TASK REQUIREMENTS: Look for "with" in the listing below. Gather each line that contains it.

EXERCISE INPUTS:
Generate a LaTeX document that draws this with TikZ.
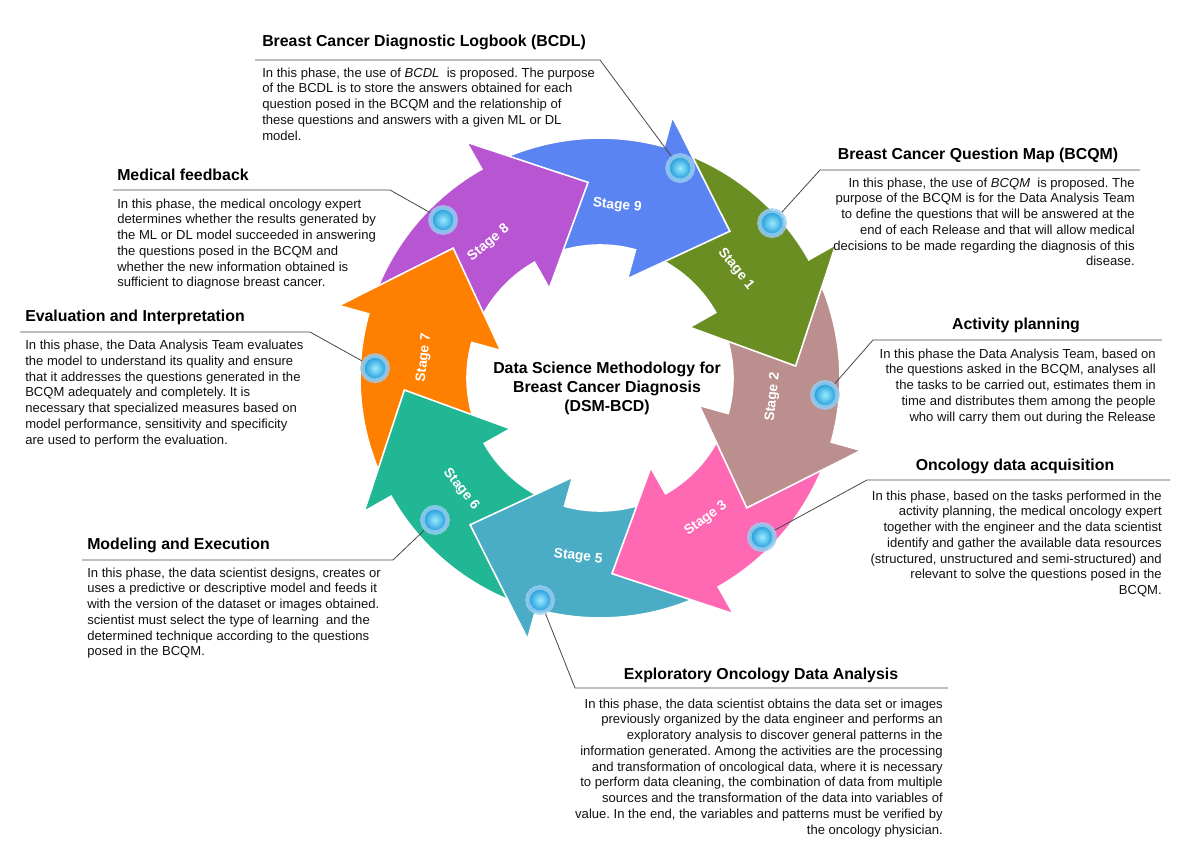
\documentclass[tikz,border=0pt]{standalone}
\usepackage{fontspec}
\setmainfont{Liberation Sans}
\usetikzlibrary{calc}
\frenchspacing
\definecolor{stagepurple}{HTML}{B855D3}
\definecolor{stageblue}{HTML}{5A84F2}
\definecolor{stageolive}{HTML}{6B8E23}
\definecolor{stagerose}{HTML}{BC8F8F}
\definecolor{stagepink}{HTML}{FF69B4}
\definecolor{stagecyan}{HTML}{4BACC6}
\definecolor{stageteal}{HTML}{21B794}
\definecolor{stageorange}{HTML}{FF8000}
\definecolor{halocolor}{HTML}{9CCFF2}
\definecolor{markerlight}{HTML}{9AEBFF}
\definecolor{markerdark}{HTML}{1592D6}
\definecolor{leadergray}{HTML}{474747}
\definecolor{bodytext}{HTML}{111111}

% one curved arrow of the ring, #1 = angle of its tip
\newcommand{\stagearrow}[2]{%
  \filldraw[arrowbody, fill=#2]
    (#1+74:240) arc[start angle=#1+74, end angle=#1+26, radius=240]
    -- (#1+26:271) -- (#1:196) -- (#1+26:103) -- (#1+26:133)
    arc[start angle=#1+26, end angle=#1+74, radius=133] -- cycle;}

\begin{document}
\begin{tikzpicture}[
    x=0.75pt, y=0.75pt,
    arrowbody/.style={draw=white, line width=1.2pt, line join=miter},
    stagelabel/.style={text=white, font=\fontsize{10.3}{12}\selectfont\bfseries, inner sep=0pt},
    marker/.style={circle, minimum size=19, inner sep=0pt, draw=halocolor, draw opacity=0.8,
        line width=3.4pt, inner color=markerlight, outer color=markerdark},
    phasetitle/.style={font=\fontsize{11.9}{14}\selectfont\bfseries, inner sep=0pt},
    phasetext/.style={font=\fontsize{9.8}{11.8}\selectfont, text=bodytext, inner sep=0pt},
    leader/.style={draw=leadergray, line width=0.6pt}
]
    \useasboundingbox (0,0) rectangle (1188,840);

    \begin{scope}[shift={(600,462)}]
        % ring of stage arrows, each head lies over the next tail
        \foreach \tip/\col in {138.5/stageorange, -176.5/stageteal, -131.5/stagecyan,
            -86.5/stagepink, -41.5/stagerose, 3.5/stageolive, 48.5/stageblue, 93.5/stagepurple}
            \stagearrow{\tip}{\col};
        \begin{scope}
            \clip (0,0) -- (173.5:330) arc[start angle=173.5, end angle=130.5, radius=330] -- cycle;
            \stagearrow{138.5}{stageorange}
        \end{scope}

        \node[stagelabel, rotate=84.3-90] (s9) at (84.3:173) {Stage 9};
        \node[stagelabel, rotate=38.7-90] (s1) at (38.7:174) {Stage 1};
        \node[stagelabel, rotate=-6.3+90] (s2) at (-6.3:174) {Stage 2};
        \node[stagelabel, rotate=-53+90] (s3) at (-53:176) {Stage 3};
        \node[stagelabel, rotate=-97+90] (s5) at (-97:180) {Stage 5};
        \node[stagelabel, rotate=-141.3+90] (s6) at (-141.3:178) {Stage 6};
        \node[stagelabel, rotate=173.5-90] (s7) at (173.5:177) {Stage 7};
        \node[stagelabel, rotate=129.5-90] (s8) at (129.5:175) {Stage 8};

        \node[marker] (m9) at (69.1:224.7) {};
        \node[marker] (m1) at (42.0:231.5) {};
        \node[marker] (m2) at (-4.3:225.6) {};
        \node[marker] (m3) at (-44.5:227) {};
        \node[marker] (m5) at (-105.1:230) {};
        \node[marker] (m6) at (-139.3:217.7) {};
        \node[marker] (m7) at (177.5:225.2) {};
        \node[marker] (m8) at (134.8:222.7) {};

        \node[align=center, font=\fontsize{11.9}{14.3}\selectfont\bfseries] (dsm) at (7,-10)
            {Data Science Methodology for\\Breast Cancer Diagnosis\\(DSM-BCD)};
    \end{scope}

    % Breast Cancer Diagnostic Logbook
    \node[phasetitle, anchor=west] (bcdl) at (262,798) {Breast Cancer Diagnostic Logbook (BCDL)};
    \node[phasetext, anchor=north west, align=left] (bcdltext) at (262,772.5) {%
        In this phase, the use of \textit{BCDL}\ \ is proposed. The purpose\\
        of the BCDL is to store the answers obtained for each\\
        question posed in the BCQM and the relationship of\\
        these questions and answers with a given ML or DL\\
        model.};
    \coordinate (bcdl-s) at (255,780);
    \coordinate (bcdl-e) at (600,780);
    \draw[leader] (m9) -- (bcdl-e) -- (bcdl-s);

    % Breast Cancer Question Map
    \node[phasetitle] (bcqm) at (978,685) {Breast Cancer Question Map (BCQM)};
    \node[phasetext, anchor=north east, align=right] (bcqmtext) at (1135,662.5) {%
        In this phase, the use of \textit{BCQM}\ \ is proposed. The\\
        purpose of the BCQM is for the Data Analysis Team\\
        to define the questions that will be answered at the\\
        end of each Release and that will allow medical\\
        decisions to be made regarding the diagnosis of this\\
        disease.};
    \coordinate (bcqm-s) at (820,670);
    \coordinate (bcqm-e) at (1140,670);
    \draw[leader] (m1) -- (bcqm-s) -- (bcqm-e);

    % Medical feedback
    \node[phasetitle, anchor=west] (medical) at (117,665) {Medical feedback};
    \node[phasetext, anchor=north west, align=left] (medicaltext) at (117,641.5) {%
        In this phase, the medical oncology expert\\
        determines whether the results generated by\\
        the ML or DL model succeeded in answering\\
        the questions posed in the BCQM and\\
        whether the new information obtained is\\
        sufficient to diagnose breast cancer.};
    \coordinate (medical-s) at (113,650);
    \coordinate (medical-e) at (390,650);
    \draw[leader] (m8) -- (medical-e) -- (medical-s);

    % Evaluation and Interpretation
    \node[phasetitle, anchor=west] (evaluation) at (25,523) {Evaluation and Interpretation};
    \node[phasetext, anchor=north west, align=left] (evaluationtext) at (25,500) {%
        In this phase, the Data Analysis Team evaluates\\
        the model to understand its quality and ensure\\
        that it addresses the questions generated in the\\
        BCQM adequately and completely. It is\\
        necessary that specialized measures based on\\
        model performance, sensitivity and specificity\\
        are used to perform the evaluation.};
    \coordinate (evaluation-s) at (20,508);
    \coordinate (evaluation-e) at (310,508);
    \draw[leader] (m7) -- (evaluation-e) -- (evaluation-s);

    % Activity planning
    \node[phasetitle] (activity) at (1016,515) {Activity planning};
    \node[phasetext, anchor=north east, align=right] (activitytext) at (1156,491.5) {%
        In this phase the Data Analysis Team, based on\\
        the questions asked in the BCQM, analyses all\\
        the tasks to be carried out, estimates them in\\
        time and distributes them among the people\\
        who will carry them out during the Release};
    \coordinate (activity-s) at (873,500);
    \coordinate (activity-e) at (1162,500);
    \draw[leader] (m2) -- (activity-s) -- (activity-e);

    % Oncology data acquisition
    \node[phasetitle] (acquisition) at (1015,374) {Oncology data acquisition};
    \node[phasetext, anchor=north east, align=right] (acquisitiontext) at (1162,349.5) {%
        In this phase, based on the tasks performed in the\\
        activity planning, the medical oncology expert\\
        together with the engineer and the data scientist\\
        identify and gather the available data resources\\
        (structured, unstructured and semi-structured) and\\
        relevant to solve the questions posed in the\\
        BCQM.};
    \coordinate (acquisition-s) at (867,360);
    \coordinate (acquisition-e) at (1170,360);
    \draw[leader] (m3) -- (acquisition-s) -- (acquisition-e);

    % Modeling and Execution
    \node[phasetitle, anchor=west] (modeling) at (87,295) {Modeling and Execution};
    \node[phasetext, anchor=north west, align=left] (modelingtext) at (87,272.5) {%
        In this phase, the data scientist designs, creates or\\
        uses a predictive or descriptive model and feeds it\\
        with the version of the dataset or images obtained.\\
        scientist must select the type of learning\ \ and the\\
        determined technique according to the questions\\
        posed in the BCQM.};
    \coordinate (modeling-s) at (82,280);
    \coordinate (modeling-e) at (393,280);
    \draw[leader] (m6) -- (modeling-e) -- (modeling-s);

    % Exploratory Oncology Data Analysis
    \node[phasetitle] (exploratory) at (761,165) {Exploratory Oncology Data Analysis};
    \node[phasetext, anchor=north east, align=right] (exploratorytext) at (943,141.5) {%
        In this phase, the data scientist obtains the data set or images\\
        previously organized by the data engineer and performs an\\
        exploratory analysis to discover general patterns in the\\
        information generated. Among the activities are the processing\\
        and transformation of oncological data, where it is necessary\\
        to perform data cleaning, the combination of data from multiple\\
        sources and the transformation of the data into variables of\\
        value. In the end, the variables and patterns must be verified by\\
        the oncology physician.};
    \coordinate (exploratory-s) at (575,152);
    \coordinate (exploratory-e) at (948,152);
    \draw[leader] (m5) -- (exploratory-s) -- (exploratory-e);
\end{tikzpicture}
\end{document}
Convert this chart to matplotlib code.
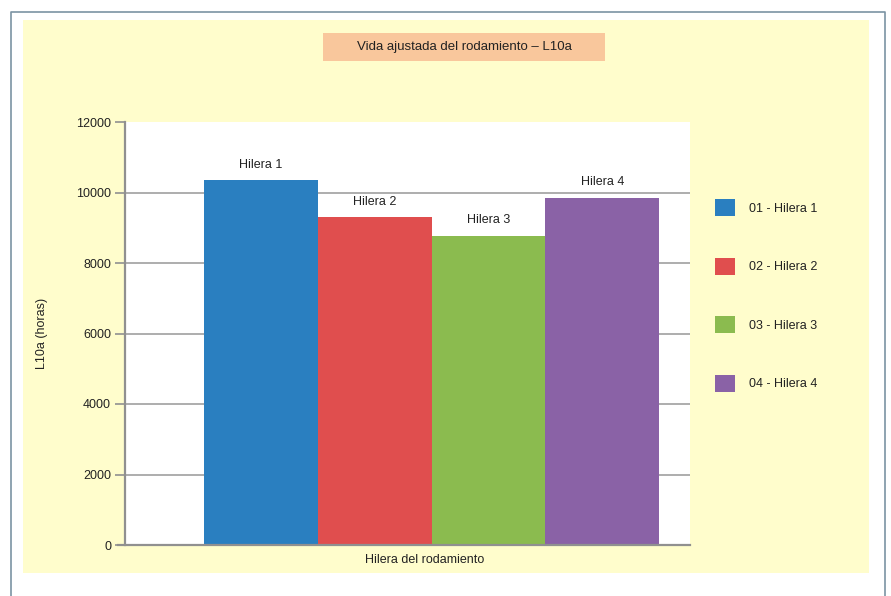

ANSWER FOR THIS EXERCISE:
Generate a LaTeX document that draws this with TikZ.
        these questions and answers with a given ML or DL\\
        together with the engineer and the data scientist\\
        with the version of the dataset or images obtained.\\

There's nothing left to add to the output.